▶ **SUPPLIED DATA**:
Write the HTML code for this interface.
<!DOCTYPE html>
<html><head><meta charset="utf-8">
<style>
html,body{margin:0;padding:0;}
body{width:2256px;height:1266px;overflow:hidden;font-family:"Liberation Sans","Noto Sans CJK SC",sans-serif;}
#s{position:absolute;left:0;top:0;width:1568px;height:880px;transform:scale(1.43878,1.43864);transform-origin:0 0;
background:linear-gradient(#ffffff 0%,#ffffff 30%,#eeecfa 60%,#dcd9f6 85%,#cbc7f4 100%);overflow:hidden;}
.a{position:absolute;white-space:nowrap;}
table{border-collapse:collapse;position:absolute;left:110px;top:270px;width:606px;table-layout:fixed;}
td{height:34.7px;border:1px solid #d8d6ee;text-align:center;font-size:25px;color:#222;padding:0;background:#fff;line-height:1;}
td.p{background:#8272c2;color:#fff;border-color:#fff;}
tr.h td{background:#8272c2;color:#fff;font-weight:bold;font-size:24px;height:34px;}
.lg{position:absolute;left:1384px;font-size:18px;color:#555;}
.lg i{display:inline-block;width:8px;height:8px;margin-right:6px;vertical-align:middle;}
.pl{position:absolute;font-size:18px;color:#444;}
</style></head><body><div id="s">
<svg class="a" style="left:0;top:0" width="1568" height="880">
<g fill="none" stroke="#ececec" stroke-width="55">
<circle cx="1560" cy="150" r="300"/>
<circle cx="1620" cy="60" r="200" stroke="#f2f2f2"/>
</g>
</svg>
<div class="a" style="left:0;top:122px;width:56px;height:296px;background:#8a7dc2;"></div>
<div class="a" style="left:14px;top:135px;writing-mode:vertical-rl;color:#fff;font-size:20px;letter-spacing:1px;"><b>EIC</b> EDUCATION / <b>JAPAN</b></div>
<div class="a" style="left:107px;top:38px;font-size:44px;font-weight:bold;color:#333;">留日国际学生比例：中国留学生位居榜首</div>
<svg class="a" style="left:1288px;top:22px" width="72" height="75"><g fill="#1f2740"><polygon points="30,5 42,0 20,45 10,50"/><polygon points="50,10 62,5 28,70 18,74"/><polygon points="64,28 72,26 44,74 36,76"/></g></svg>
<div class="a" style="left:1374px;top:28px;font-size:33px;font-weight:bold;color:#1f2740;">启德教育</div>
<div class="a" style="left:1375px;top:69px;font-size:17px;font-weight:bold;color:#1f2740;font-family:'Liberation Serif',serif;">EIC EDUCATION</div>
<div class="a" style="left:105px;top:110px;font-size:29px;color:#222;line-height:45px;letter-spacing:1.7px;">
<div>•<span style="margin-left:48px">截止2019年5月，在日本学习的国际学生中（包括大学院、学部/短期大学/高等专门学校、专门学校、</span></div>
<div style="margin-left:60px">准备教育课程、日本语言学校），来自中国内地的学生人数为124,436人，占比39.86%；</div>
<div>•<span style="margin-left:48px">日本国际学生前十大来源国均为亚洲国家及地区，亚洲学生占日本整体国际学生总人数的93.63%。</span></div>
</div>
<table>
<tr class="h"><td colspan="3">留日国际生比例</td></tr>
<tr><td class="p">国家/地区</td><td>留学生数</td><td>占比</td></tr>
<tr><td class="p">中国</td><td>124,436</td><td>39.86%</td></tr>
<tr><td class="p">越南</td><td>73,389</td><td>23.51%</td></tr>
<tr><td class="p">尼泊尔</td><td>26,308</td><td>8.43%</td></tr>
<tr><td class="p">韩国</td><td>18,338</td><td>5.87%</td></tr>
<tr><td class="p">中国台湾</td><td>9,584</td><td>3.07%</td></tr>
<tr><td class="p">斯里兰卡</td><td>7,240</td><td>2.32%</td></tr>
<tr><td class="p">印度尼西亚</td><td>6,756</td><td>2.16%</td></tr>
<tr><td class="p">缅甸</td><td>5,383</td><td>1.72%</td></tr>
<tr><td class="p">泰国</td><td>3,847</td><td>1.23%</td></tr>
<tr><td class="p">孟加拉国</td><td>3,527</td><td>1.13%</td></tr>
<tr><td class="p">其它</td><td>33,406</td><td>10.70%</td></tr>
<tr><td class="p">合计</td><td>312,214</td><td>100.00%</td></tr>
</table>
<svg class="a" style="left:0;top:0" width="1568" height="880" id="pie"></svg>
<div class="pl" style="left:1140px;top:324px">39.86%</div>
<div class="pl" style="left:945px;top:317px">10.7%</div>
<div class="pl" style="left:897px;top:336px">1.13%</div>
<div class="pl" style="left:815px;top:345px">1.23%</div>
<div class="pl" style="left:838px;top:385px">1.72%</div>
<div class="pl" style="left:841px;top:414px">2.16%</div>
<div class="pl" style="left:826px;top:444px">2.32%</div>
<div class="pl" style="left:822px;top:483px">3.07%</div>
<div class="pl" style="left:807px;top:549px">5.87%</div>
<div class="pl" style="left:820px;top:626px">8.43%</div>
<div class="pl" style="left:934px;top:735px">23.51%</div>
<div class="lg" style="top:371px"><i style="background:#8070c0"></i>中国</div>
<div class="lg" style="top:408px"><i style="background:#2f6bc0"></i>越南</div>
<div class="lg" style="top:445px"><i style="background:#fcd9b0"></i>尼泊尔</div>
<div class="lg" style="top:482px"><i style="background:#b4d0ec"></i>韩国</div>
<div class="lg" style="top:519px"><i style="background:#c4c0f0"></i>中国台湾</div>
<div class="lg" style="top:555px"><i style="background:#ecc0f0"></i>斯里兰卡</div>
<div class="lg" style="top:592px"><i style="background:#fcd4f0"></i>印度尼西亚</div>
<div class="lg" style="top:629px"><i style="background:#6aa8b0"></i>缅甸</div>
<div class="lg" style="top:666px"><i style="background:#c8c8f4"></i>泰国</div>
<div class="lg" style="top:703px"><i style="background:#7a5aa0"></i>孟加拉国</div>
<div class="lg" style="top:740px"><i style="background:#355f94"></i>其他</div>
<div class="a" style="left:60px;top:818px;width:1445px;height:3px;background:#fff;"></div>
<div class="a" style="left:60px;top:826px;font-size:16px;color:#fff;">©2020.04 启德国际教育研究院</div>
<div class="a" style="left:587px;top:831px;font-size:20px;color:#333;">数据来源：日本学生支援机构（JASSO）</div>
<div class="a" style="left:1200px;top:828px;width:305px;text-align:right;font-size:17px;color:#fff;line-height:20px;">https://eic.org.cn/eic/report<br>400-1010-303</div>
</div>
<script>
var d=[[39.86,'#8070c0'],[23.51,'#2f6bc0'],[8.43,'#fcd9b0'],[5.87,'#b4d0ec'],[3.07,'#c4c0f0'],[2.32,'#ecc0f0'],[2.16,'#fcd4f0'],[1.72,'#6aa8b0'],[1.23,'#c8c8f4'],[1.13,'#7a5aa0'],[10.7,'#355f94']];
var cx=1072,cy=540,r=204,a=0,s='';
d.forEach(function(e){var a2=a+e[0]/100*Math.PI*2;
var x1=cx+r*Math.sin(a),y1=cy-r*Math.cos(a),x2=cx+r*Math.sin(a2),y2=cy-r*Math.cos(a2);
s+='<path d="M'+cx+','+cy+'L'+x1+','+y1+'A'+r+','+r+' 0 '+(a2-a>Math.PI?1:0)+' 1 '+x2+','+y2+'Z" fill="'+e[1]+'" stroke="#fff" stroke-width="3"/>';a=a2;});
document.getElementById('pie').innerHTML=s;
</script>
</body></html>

▶ **WHAT YOU WILL DO**:
From the first line to the last, retype the data exactly.

▶ **TASK RESULT**:
Write the HTML code for this interface.
<!DOCTYPE html>
<html><head><meta charset="utf-8">
<style>
html,body{margin:0;padding:0;}
body{width:2256px;height:1266px;overflow:hidden;font-family:"Liberation Sans","Noto Sans CJK SC",sans-serif;}
#s{position:absolute;left:0;top:0;width:1568px;height:880px;transform:scale(1.43878,1.43864);transform-origin:0 0;
background:linear-gradient(#ffffff 0%,#ffffff 30%,#eeecfa 60%,#dcd9f6 85%,#cbc7f4 100%);overflow:hidden;}
.a{position:absolute;white-space:nowrap;}
table{border-collapse:collapse;position:absolute;left:110px;top:270px;width:606px;table-layout:fixed;}
td{height:34.7px;border:1px solid #d8d6ee;text-align:center;font-size:25px;color:#222;padding:0;background:#fff;line-height:1;}
td.p{background:#8272c2;color:#fff;border-color:#fff;}
tr.h td{background:#8272c2;color:#fff;font-weight:bold;font-size:24px;height:34px;}
.lg{position:absolute;left:1384px;font-size:18px;color:#555;}
.lg i{display:inline-block;width:8px;height:8px;margin-right:6px;vertical-align:middle;}
.pl{position:absolute;font-size:18px;color:#444;}
</style></head><body><div id="s">
<svg class="a" style="left:0;top:0" width="1568" height="880">
<g fill="none" stroke="#ececec" stroke-width="55">
<circle cx="1560" cy="150" r="300"/>
<circle cx="1620" cy="60" r="200" stroke="#f2f2f2"/>
</g>
</svg>
<div class="a" style="left:0;top:122px;width:56px;height:296px;background:#8a7dc2;"></div>
<div class="a" style="left:14px;top:135px;writing-mode:vertical-rl;color:#fff;font-size:20px;letter-spacing:1px;"><b>EIC</b> EDUCATION / <b>JAPAN</b></div>
<div class="a" style="left:107px;top:38px;font-size:44px;font-weight:bold;color:#333;">留日国际学生比例：中国留学生位居榜首</div>
<svg class="a" style="left:1288px;top:22px" width="72" height="75"><g fill="#1f2740"><polygon points="30,5 42,0 20,45 10,50"/><polygon points="50,10 62,5 28,70 18,74"/><polygon points="64,28 72,26 44,74 36,76"/></g></svg>
<div class="a" style="left:1374px;top:28px;font-size:33px;font-weight:bold;color:#1f2740;">启德教育</div>
<div class="a" style="left:1375px;top:69px;font-size:17px;font-weight:bold;color:#1f2740;font-family:'Liberation Serif',serif;">EIC EDUCATION</div>
<div class="a" style="left:105px;top:110px;font-size:29px;color:#222;line-height:45px;letter-spacing:1.7px;">
<div>•<span style="margin-left:48px">截止2019年5月，在日本学习的国际学生中（包括大学院、学部/短期大学/高等专门学校、专门学校、</span></div>
<div style="margin-left:60px">准备教育课程、日本语言学校），来自中国内地的学生人数为124,436人，占比39.86%；</div>
<div>•<span style="margin-left:48px">日本国际学生前十大来源国均为亚洲国家及地区，亚洲学生占日本整体国际学生总人数的93.63%。</span></div>
</div>
<table>
<tr class="h"><td colspan="3">留日国际生比例</td></tr>
<tr><td class="p">国家/地区</td><td>留学生数</td><td>占比</td></tr>
<tr><td class="p">中国</td><td>124,436</td><td>39.86%</td></tr>
<tr><td class="p">越南</td><td>73,389</td><td>23.51%</td></tr>
<tr><td class="p">尼泊尔</td><td>26,308</td><td>8.43%</td></tr>
<tr><td class="p">韩国</td><td>18,338</td><td>5.87%</td></tr>
<tr><td class="p">中国台湾</td><td>9,584</td><td>3.07%</td></tr>
<tr><td class="p">斯里兰卡</td><td>7,240</td><td>2.32%</td></tr>
<tr><td class="p">印度尼西亚</td><td>6,756</td><td>2.16%</td></tr>
<tr><td class="p">缅甸</td><td>5,383</td><td>1.72%</td></tr>
<tr><td class="p">泰国</td><td>3,847</td><td>1.23%</td></tr>
<tr><td class="p">孟加拉国</td><td>3,527</td><td>1.13%</td></tr>
<tr><td class="p">其它</td><td>33,406</td><td>10.70%</td></tr>
<tr><td class="p">合计</td><td>312,214</td><td>100.00%</td></tr>
</table>
<svg class="a" style="left:0;top:0" width="1568" height="880" id="pie"></svg>
<div class="pl" style="left:1140px;top:324px">39.86%</div>
<div class="pl" style="left:945px;top:317px">10.7%</div>
<div class="pl" style="left:897px;top:336px">1.13%</div>
<div class="pl" style="left:815px;top:345px">1.23%</div>
<div class="pl" style="left:838px;top:385px">1.72%</div>
<div class="pl" style="left:841px;top:414px">2.16%</div>
<div class="pl" style="left:826px;top:444px">2.32%</div>
<div class="pl" style="left:822px;top:483px">3.07%</div>
<div class="pl" style="left:807px;top:549px">5.87%</div>
<div class="pl" style="left:820px;top:626px">8.43%</div>
<div class="pl" style="left:934px;top:735px">23.51%</div>
<div class="lg" style="top:371px"><i style="background:#8070c0"></i>中国</div>
<div class="lg" style="top:408px"><i style="background:#2f6bc0"></i>越南</div>
<div class="lg" style="top:445px"><i style="background:#fcd9b0"></i>尼泊尔</div>
<div class="lg" style="top:482px"><i style="background:#b4d0ec"></i>韩国</div>
<div class="lg" style="top:519px"><i style="background:#c4c0f0"></i>中国台湾</div>
<div class="lg" style="top:555px"><i style="background:#ecc0f0"></i>斯里兰卡</div>
<div class="lg" style="top:592px"><i style="background:#fcd4f0"></i>印度尼西亚</div>
<div class="lg" style="top:629px"><i style="background:#6aa8b0"></i>缅甸</div>
<div class="lg" style="top:666px"><i style="background:#c8c8f4"></i>泰国</div>
<div class="lg" style="top:703px"><i style="background:#7a5aa0"></i>孟加拉国</div>
<div class="lg" style="top:740px"><i style="background:#355f94"></i>其他</div>
<div class="a" style="left:60px;top:818px;width:1445px;height:3px;background:#fff;"></div>
<div class="a" style="left:60px;top:826px;font-size:16px;color:#fff;">©2020.04 启德国际教育研究院</div>
<div class="a" style="left:587px;top:831px;font-size:20px;color:#333;">数据来源：日本学生支援机构（JASSO）</div>
<div class="a" style="left:1200px;top:828px;width:305px;text-align:right;font-size:17px;color:#fff;line-height:20px;">https://eic.org.cn/eic/report<br>400-1010-303</div>
</div>
<script>
var d=[[39.86,'#8070c0'],[23.51,'#2f6bc0'],[8.43,'#fcd9b0'],[5.87,'#b4d0ec'],[3.07,'#c4c0f0'],[2.32,'#ecc0f0'],[2.16,'#fcd4f0'],[1.72,'#6aa8b0'],[1.23,'#c8c8f4'],[1.13,'#7a5aa0'],[10.7,'#355f94']];
var cx=1072,cy=540,r=204,a=0,s='';
d.forEach(function(e){var a2=a+e[0]/100*Math.PI*2;
var x1=cx+r*Math.sin(a),y1=cy-r*Math.cos(a),x2=cx+r*Math.sin(a2),y2=cy-r*Math.cos(a2);
s+='<path d="M'+cx+','+cy+'L'+x1+','+y1+'A'+r+','+r+' 0 '+(a2-a>Math.PI?1:0)+' 1 '+x2+','+y2+'Z" fill="'+e[1]+'" stroke="#fff" stroke-width="3"/>';a=a2;});
document.getElementById('pie').innerHTML=s;
</script>
</body></html>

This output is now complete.